Libérer le pouvoir de la société civile africaine
Par Kingsley Ighobor

En juillet 2003, un évènement extraordinaire se produisit au Libéria : le mouvement pacifiste Women of Liberia Mass Action for Peace, dirigé par Leymah Gbowee, une jeune femme de 31 ans, poussa les chefs de guerre à conclure un accord de paix mettant fin à dix ans de guerre civile. Après des mois de négociations infructueuses, des centaines de femmes assiégèrent l’entrée de la salle de conférence des pourparlers à Accra au Ghana.
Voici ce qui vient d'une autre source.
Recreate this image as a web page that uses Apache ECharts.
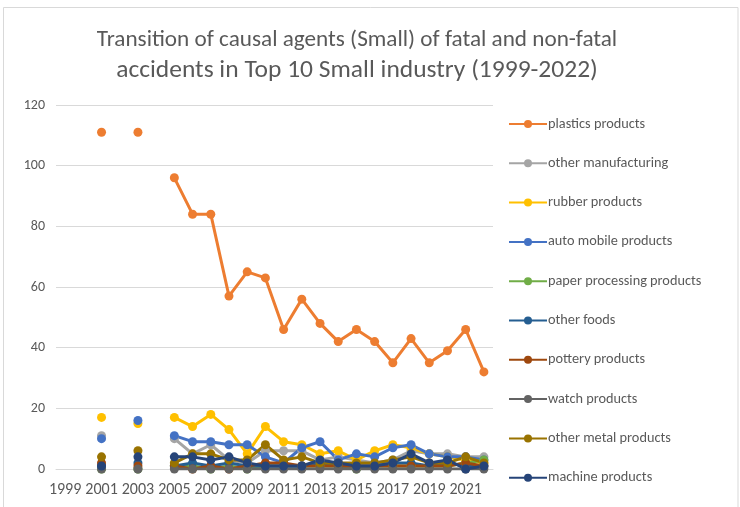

Se tenant par la main, elles clamèrent haut et fort qu’elles ne quitteraient pas les lieux tant que les chefs de guerre n’auraient pas trouvé un compromis.

Les gardes de sécurité tentèrent d’arrêter Mme Gbowee mais se heurtèrent à une forte résistance. “Je vais vous faciliter la tâche”, dit-elle aux gardes. “Je vais me déshabiller devant vous pour que vous puissiez m’emmener en prison.” Alors qu’elle commençait à se dévêtir, les gardes de sécurité prirent la fuite. Au Libéria et au Ghana, il est interdit à un homme de voir une femme nue en public.

Peu de temps après, les chefs de guerre et les rebelles signèrent un accord de paix. Les casques bleus des Nations Unies procédèrent au désarmement et à la réintégration de 100 000 combattants et supervisèrent les élections générales. Mme Gbowee, ainsi que la Présidente du Libéria Ellen Johnson-Sirleaf reçurent le Prix Nobel de la paix en 2011.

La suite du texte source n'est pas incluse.